Dataset entries:

########################################

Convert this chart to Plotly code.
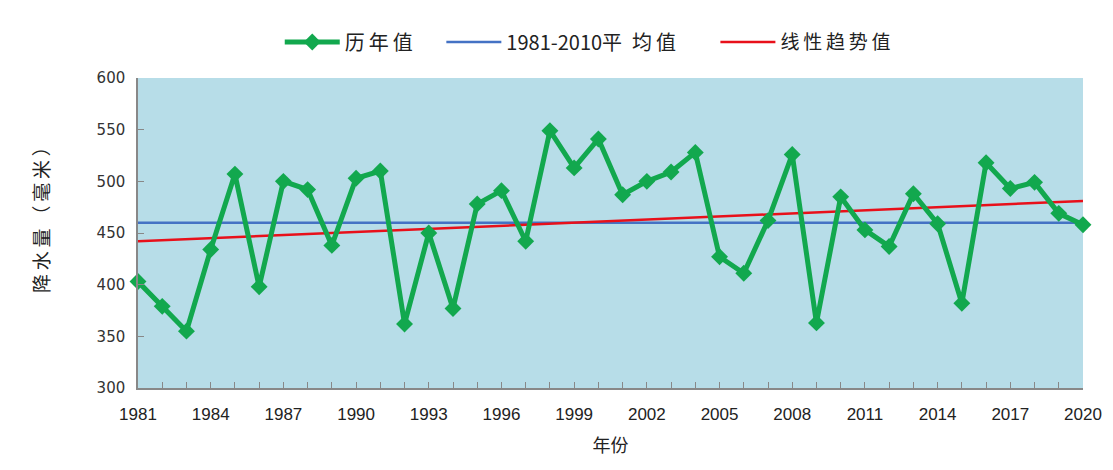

########################################

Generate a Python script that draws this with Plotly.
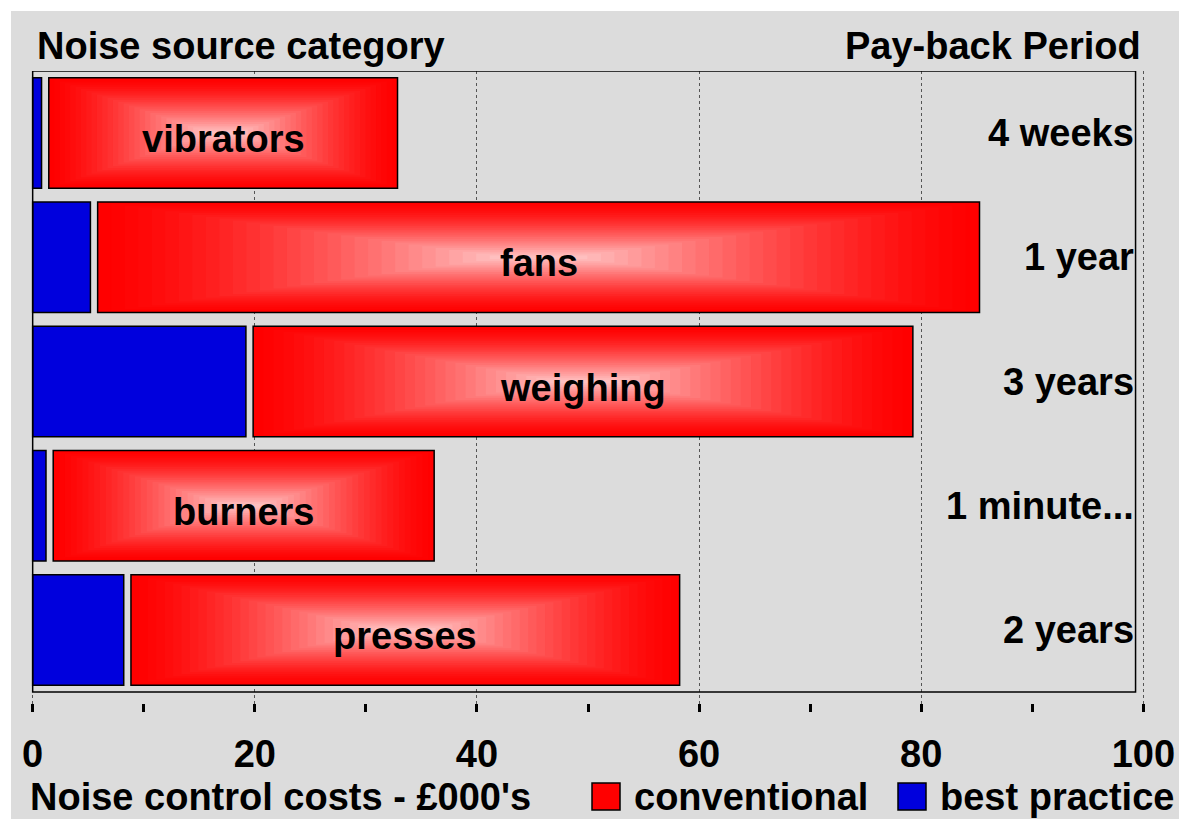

########################################

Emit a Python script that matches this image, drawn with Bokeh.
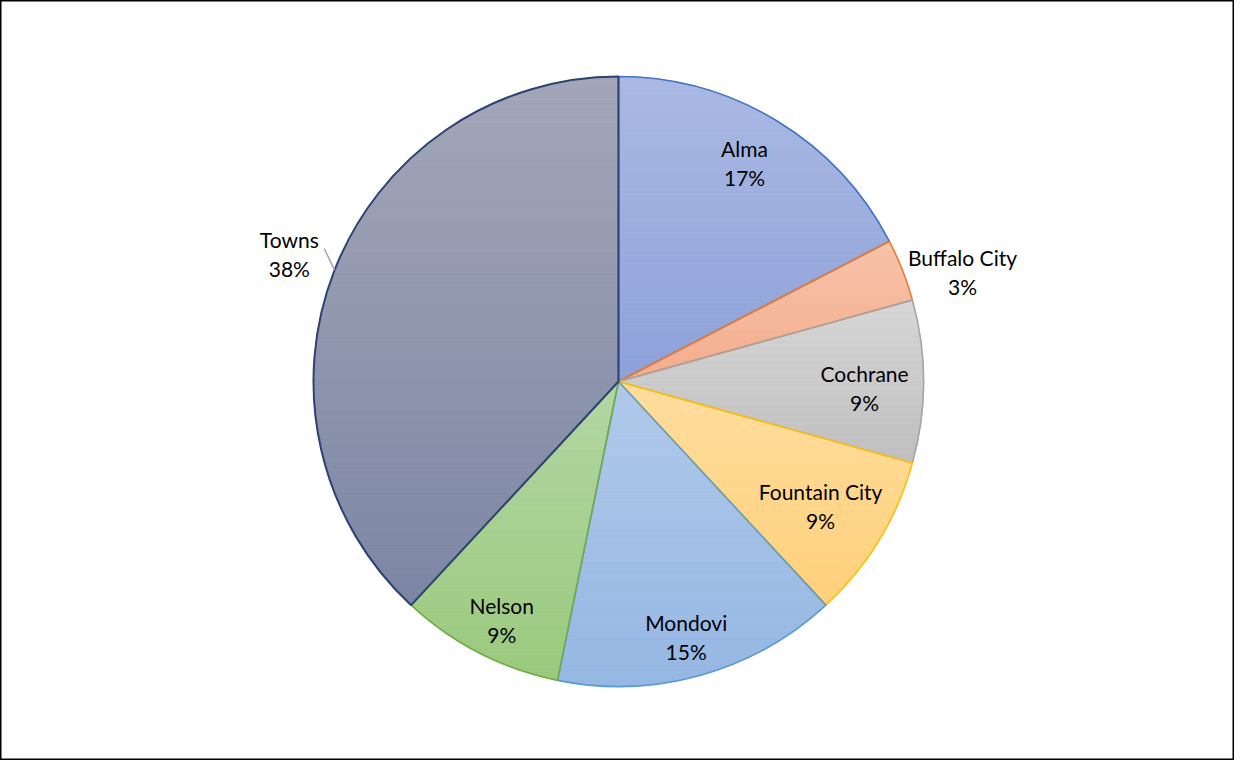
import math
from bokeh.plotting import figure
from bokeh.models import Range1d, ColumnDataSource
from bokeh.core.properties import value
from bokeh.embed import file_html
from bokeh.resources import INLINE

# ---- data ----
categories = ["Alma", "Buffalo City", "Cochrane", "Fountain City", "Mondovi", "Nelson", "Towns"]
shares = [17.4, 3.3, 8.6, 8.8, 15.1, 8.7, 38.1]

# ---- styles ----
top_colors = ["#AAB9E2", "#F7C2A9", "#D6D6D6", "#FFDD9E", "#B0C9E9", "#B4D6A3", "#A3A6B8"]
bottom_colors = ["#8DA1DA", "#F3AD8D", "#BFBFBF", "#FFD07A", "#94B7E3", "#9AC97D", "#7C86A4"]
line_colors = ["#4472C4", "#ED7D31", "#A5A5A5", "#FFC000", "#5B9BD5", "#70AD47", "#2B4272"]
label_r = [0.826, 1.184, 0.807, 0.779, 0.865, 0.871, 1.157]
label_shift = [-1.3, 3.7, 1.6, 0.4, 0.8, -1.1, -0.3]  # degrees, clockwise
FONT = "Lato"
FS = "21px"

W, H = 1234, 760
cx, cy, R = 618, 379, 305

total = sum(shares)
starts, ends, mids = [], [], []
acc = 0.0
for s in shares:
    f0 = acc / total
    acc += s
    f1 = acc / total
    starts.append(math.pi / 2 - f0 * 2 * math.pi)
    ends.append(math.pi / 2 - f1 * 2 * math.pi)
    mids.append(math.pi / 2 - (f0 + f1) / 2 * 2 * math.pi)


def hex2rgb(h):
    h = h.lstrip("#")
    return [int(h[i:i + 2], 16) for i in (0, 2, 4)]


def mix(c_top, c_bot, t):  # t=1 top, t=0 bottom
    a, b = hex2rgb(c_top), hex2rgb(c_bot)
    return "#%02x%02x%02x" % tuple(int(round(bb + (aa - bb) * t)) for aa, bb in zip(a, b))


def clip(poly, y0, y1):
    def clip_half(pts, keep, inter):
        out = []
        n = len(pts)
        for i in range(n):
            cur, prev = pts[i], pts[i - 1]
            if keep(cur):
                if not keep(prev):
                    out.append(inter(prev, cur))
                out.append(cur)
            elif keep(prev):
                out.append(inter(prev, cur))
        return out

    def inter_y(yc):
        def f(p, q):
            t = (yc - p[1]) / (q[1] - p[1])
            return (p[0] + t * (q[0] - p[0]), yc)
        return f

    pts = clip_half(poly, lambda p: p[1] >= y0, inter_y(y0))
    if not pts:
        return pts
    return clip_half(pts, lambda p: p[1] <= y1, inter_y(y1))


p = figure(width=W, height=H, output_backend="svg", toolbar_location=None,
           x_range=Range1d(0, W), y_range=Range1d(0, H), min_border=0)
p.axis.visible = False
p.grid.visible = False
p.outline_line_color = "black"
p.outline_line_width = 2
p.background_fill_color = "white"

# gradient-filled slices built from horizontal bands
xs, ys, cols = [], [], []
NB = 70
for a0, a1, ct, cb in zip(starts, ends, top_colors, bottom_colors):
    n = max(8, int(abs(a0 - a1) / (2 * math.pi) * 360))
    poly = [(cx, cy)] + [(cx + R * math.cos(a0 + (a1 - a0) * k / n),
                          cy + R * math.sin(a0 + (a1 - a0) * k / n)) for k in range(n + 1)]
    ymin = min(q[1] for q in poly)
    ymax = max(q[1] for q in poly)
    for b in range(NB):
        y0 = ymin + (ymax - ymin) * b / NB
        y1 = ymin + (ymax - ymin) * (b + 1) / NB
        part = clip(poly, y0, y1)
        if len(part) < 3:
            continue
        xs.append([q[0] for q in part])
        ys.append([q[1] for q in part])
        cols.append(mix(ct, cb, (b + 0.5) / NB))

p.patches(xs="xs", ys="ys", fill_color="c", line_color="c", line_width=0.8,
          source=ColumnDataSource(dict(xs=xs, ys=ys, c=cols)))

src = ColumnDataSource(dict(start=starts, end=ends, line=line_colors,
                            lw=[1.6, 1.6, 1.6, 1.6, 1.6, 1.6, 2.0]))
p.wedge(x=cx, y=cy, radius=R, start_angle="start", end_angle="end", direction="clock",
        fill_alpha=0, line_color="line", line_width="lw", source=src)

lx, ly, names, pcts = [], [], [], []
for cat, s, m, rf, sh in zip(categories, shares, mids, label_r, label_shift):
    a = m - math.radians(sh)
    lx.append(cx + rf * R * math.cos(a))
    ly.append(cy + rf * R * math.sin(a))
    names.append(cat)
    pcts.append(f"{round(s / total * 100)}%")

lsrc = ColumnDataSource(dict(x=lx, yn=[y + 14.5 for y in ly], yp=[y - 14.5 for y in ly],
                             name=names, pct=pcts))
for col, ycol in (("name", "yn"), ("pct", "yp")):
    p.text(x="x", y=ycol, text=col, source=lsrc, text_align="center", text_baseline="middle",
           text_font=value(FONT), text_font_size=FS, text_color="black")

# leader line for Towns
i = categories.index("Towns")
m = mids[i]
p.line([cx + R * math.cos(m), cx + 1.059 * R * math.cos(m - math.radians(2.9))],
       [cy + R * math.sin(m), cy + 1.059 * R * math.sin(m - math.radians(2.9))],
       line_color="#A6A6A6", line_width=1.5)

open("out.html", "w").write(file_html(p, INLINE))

########################################

Reproduce the data above exactly, but only from the line containing "Emit a Python" through the line containing "cx, cy, R = 618, 379, 305"; skip the pictures.

The solution:
Emit a Python script that matches this image, drawn with Bokeh.
import math
from bokeh.plotting import figure
from bokeh.models import Range1d, ColumnDataSource
from bokeh.core.properties import value
from bokeh.embed import file_html
from bokeh.resources import INLINE

# ---- data ----
categories = ["Alma", "Buffalo City", "Cochrane", "Fountain City", "Mondovi", "Nelson", "Towns"]
shares = [17.4, 3.3, 8.6, 8.8, 15.1, 8.7, 38.1]

# ---- styles ----
top_colors = ["#AAB9E2", "#F7C2A9", "#D6D6D6", "#FFDD9E", "#B0C9E9", "#B4D6A3", "#A3A6B8"]
bottom_colors = ["#8DA1DA", "#F3AD8D", "#BFBFBF", "#FFD07A", "#94B7E3", "#9AC97D", "#7C86A4"]
line_colors = ["#4472C4", "#ED7D31", "#A5A5A5", "#FFC000", "#5B9BD5", "#70AD47", "#2B4272"]
label_r = [0.826, 1.184, 0.807, 0.779, 0.865, 0.871, 1.157]
label_shift = [-1.3, 3.7, 1.6, 0.4, 0.8, -1.1, -0.3]  # degrees, clockwise
FONT = "Lato"
FS = "21px"

W, H = 1234, 760
cx, cy, R = 618, 379, 305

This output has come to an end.